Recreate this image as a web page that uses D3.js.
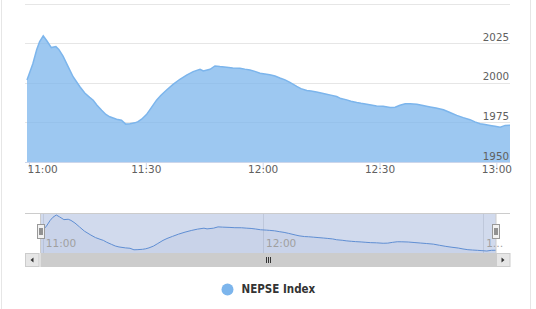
<!DOCTYPE html>
<html><head><meta charset="utf-8">
<script src="https://cdn.jsdelivr.net/npm/d3@7"></script>
<style>
html,body{margin:0;padding:0;background:#fff;}
svg{display:block;}
</style>
</head><body>
<svg id="chart" width="536" height="309"></svg>
<script>
const times = ["10:59:30","11:01:00","11:02:00","11:02:45","11:03:40","11:04:35","11:05:45","11:06:55","11:07:40","11:08:45",
"11:10:00","11:11:20","11:13:05","11:14:20","11:15:35","11:16:30","11:17:25","11:18:40","11:19:45","11:20:45",
"11:22:30","11:23:45","11:24:50","11:25:55","11:27:10","11:28:00","11:28:55","11:30:10","11:31:20","11:32:45",
"11:33:50","11:35:20","11:37:00","11:38:45","11:40:35","11:42:10","11:43:55","11:44:45","11:46:30","11:47:45",
"11:49:00","11:50:45","11:52:20","11:54:10","11:55:25","11:56:45","11:58:00","11:59:20","12:01:00","12:01:50",
"12:03:10","12:04:25","12:05:45","12:07:00","12:08:45","12:09:50","12:11:20","12:12:25","12:13:50","12:15:00",
"12:16:25","12:17:30","12:19:00","12:20:05","12:21:35","12:22:40","12:24:10","12:25:15","12:26:45","12:27:50",
"12:29:15","12:30:55","12:32:45","12:34:00","12:35:15","12:36:35","12:37:50","12:39:35","12:41:10","12:43:00",
"12:44:30","12:46:25","12:48:05","12:49:50","12:51:30","12:53:15","12:54:30","12:55:50","12:57:05","12:58:25",
"12:59:40","13:01:00","13:02:15","13:03:30"];
const values = [2001.7,2012,2021,2026,2029.6,2026.5,2022.2,2022.8,2021,2016.8,
2010.5,2003.8,1997.5,1993.5,1990.8,1989,1986,1982.7,1980,1978.5,
1977,1976.4,1973.9,1974.2,1974.7,1975.5,1977,1979.9,1984,1989,
1992,1995.4,1999,2002.2,2005,2007,2008.5,2007.4,2008.5,2010.6,
2010.2,2009.8,2009.3,2009.2,2008.6,2008.1,2007.2,2006,2005.4,2005,
2004.3,2003,2001.8,2000.2,1997.7,1996.3,1995.1,1994.8,1994.1,1993.5,
1992.8,1992.2,1991.3,1990,1989.2,1988.3,1987.5,1987,1986.5,1986,
1985.4,1985.1,1984.4,1984.6,1985.8,1986.8,1986.7,1986.4,1985.6,1984.7,
1984,1983,1981.2,1979.4,1978,1976.7,1975.3,1974.1,1973.6,1973.1,
1972.6,1972,1973.1,1973.2];
const xTickLabels = ["11:00","11:30","12:00","12:30","13:00"];
const yTickValues = [1950,1975,2000,2025,2050];
const yLabelValues = [1950,1975,2000,2025];
const navTickLabels = ["11:00","12:00","13:00"];
const navTickTexts = ["11:00","12:00","1…"];
const seriesName = "NEPSE Index";

const parse = d3.timeParse("%H:%M:%S");
const data = times.map((t,i)=>({t:parse(t), v:values[i]}));
const svg = d3.select("#chart");
const FONT = "'DejaVu Sans', sans-serif";

// container borders
svg.append("line").attr("x1",1.5).attr("x2",1.5).attr("y1",0).attr("y2",309).attr("stroke","#e6e6e6");
svg.append("line").attr("x1",530.5).attr("x2",530.5).attr("y1",0).attr("y2",309).attr("stroke","#e6e6e6");

const x = d3.scaleTime().domain(d3.extent(data,d=>d.t)).range([27,510]);
const y = d3.scaleLinear().domain([1950,2050]).range([162,3.5]);

// gridlines
svg.append("g").selectAll("line").data(yTickValues).join("line")
  .attr("x1",25).attr("x2",510)
  .attr("y1",d=>Math.round(y(d))+0.5).attr("y2",d=>Math.round(y(d))+0.5)
  .attr("stroke","#e6e6e6");

// area
const area = d3.area().x(d=>x(d.t)).y0(y(1950)).y1(d=>y(d.v));
const line = d3.line().x(d=>x(d.t)).y(d=>y(d.v));
svg.append("path").datum(data).attr("d",area).attr("fill","#7cb5ec").attr("fill-opacity",0.75);
svg.append("path").datum(data).attr("d",line).attr("fill","none").attr("stroke","#7cb5ec").attr("stroke-width",1.5);

// y labels
svg.append("g").selectAll("text").data(yLabelValues).join("text")
  .attr("x",509).attr("y",d=>y(d)-2.5).attr("text-anchor","end")
  .attr("font-family",FONT).attr("font-size","10.3px").attr("fill","#606060")
  .text(d=>d);

// x axis
const xTicks = xTickLabels.map(s=>parse(s+":00"));
const xAxis = d3.axisBottom(x).tickValues(xTicks).tickSize(7).tickFormat(d3.timeFormat("%H:%M"));
const gx = svg.append("g").attr("transform","translate(0,162)").call(xAxis);
gx.select(".domain").remove();
gx.selectAll(".tick line").attr("stroke","#ccd6eb");
gx.selectAll(".tick text").attr("font-family",FONT).attr("font-size","10.5px").attr("fill","#606060").attr("dy","0.1em").attr("y",10);
gx.selectAll(".tick text").filter((d,i)=>i===0).attr("text-anchor","start").attr("dx", function(d){return (27 - x(d))+"px";});
svg.append("line").attr("x1",25).attr("x2",510).attr("y1",162.5).attr("y2",162.5).attr("stroke","#ccd6eb");

// navigator
const navTop = 213, navBot = 253, mL = 40.5, mR = 496;
const xn = d3.scaleTime().domain(x.domain()).range([41,496]);
const yn = d3.scaleLinear().domain(d3.extent(data,d=>d.v)).range([251,215]);
const navTicks = navTickLabels.map(s=>parse(s+":00"));
svg.append("g").selectAll("line").data(navTicks).join("line")
  .attr("x1",d=>Math.round(xn(d))+0.5).attr("x2",d=>Math.round(xn(d))+0.5)
  .attr("y1",navTop).attr("y2",navBot).attr("stroke","#e6e6e6");
svg.append("rect").attr("x",mL).attr("y",navTop).attr("width",mR-mL).attr("height",navBot-navTop)
  .attr("fill","rgba(102,133,194,0.3)");
const navArea = d3.area().x(d=>xn(d.t)).y0(navBot).y1(d=>yn(d.v));
const navLine = d3.line().x(d=>xn(d.t)).y(d=>yn(d.v));
svg.append("path").datum(data).attr("d",navArea).attr("fill","#335cad").attr("fill-opacity",0.05);
svg.append("path").datum(data).attr("d",navLine).attr("fill","none").attr("stroke","#5f8ed3").attr("stroke-width",1);
svg.append("g").selectAll("text").data(navTicks).join("text")
  .attr("x",d=>xn(d)+3).attr("y",247)
  .attr("font-family",FONT).attr("font-size","10.5px").attr("fill","#a0a0a0")
  .text((d,i)=>navTickTexts[i]);
// outline
svg.append("line").attr("x1",25).attr("x2",510).attr("y1",navTop+0.5).attr("y2",navTop+0.5).attr("stroke","#cccccc");
svg.append("line").attr("x1",mL).attr("x2",mL).attr("y1",navTop).attr("y2",navBot).attr("stroke","#cccccc");
svg.append("line").attr("x1",mR).attr("x2",mR).attr("y1",navTop).attr("y2",navBot).attr("stroke","#cccccc");
// handles
[mL,mR].forEach(hx=>{
  const g = svg.append("g").attr("transform",`translate(${Math.round(hx)-4},224)`);
  g.append("rect").attr("x",0.5).attr("y",0.5).attr("width",7).attr("height",14).attr("fill","#f2f2f2").attr("stroke","#999999");
  g.append("line").attr("x1",3).attr("x2",3).attr("y1",4).attr("y2",11).attr("stroke","#333");
  g.append("line").attr("x1",5).attr("x2",5).attr("y1",4).attr("y2",11).attr("stroke","#333");
});

// scrollbar
const sbTop = 253, sbH = 14;
svg.append("rect").attr("x",25).attr("y",sbTop).attr("width",485).attr("height",sbH).attr("fill","#f2f2f2");
svg.append("rect").attr("x",mL).attr("y",sbTop).attr("width",mR-mL).attr("height",sbH).attr("fill","#cccccc");
// rifles
[-2,0,2].forEach(o=>{
  svg.append("line").attr("x1",Math.round((mL+mR)/2)+o+0.5).attr("x2",Math.round((mL+mR)/2)+o+0.5)
    .attr("y1",sbTop+4).attr("y2",sbTop+10).attr("stroke","#333");
});
// buttons
[[25,-1],[496,1]].forEach(([bx,dir])=>{
  svg.append("rect").attr("x",bx+0.5).attr("y",sbTop+0.5).attr("width",13.5).attr("height",sbH-1)
    .attr("fill","#e6e6e6").attr("stroke","#cccccc");
  const cx = bx+7, cy = sbTop+7;
  const p = dir<0 ? `M${cx+1.5},${cy-2.5}L${cx-1.5},${cy}L${cx+1.5},${cy+2.5}Z` : `M${cx-1.5},${cy-2.5}L${cx+1.5},${cy}L${cx-1.5},${cy+2.5}Z`;
  svg.append("path").attr("d",p).attr("fill","#333");
});

// legend
svg.append("circle").attr("cx",227.5).attr("cy",289.5).attr("r",6).attr("fill","#7cb5ec");
svg.append("text").attr("x",241.5).attr("y",293).attr("font-family","'DejaVu Sans Condensed','Liberation Sans',sans-serif")
  .attr("font-size","11.5px").attr("font-weight","bold").attr("fill","#333333").text(seriesName);
</script>
</body></html>
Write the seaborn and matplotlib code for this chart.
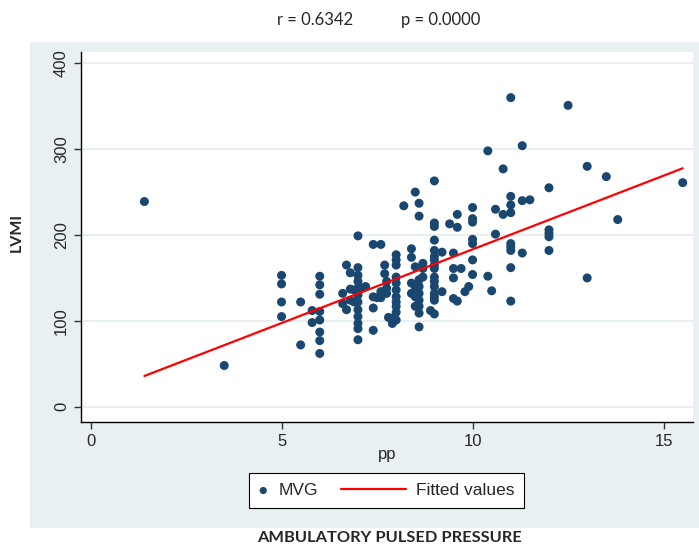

^^^^^^^^^^^^^^^^

**Task brief**. Find the lines that include the string "chart", then copy each of them.

**Solution to this problem**.
<svg id="chart" width="536" height="309"></svg>
const svg = d3.select("#chart");
Write the seaborn and matplotlib code for this chart.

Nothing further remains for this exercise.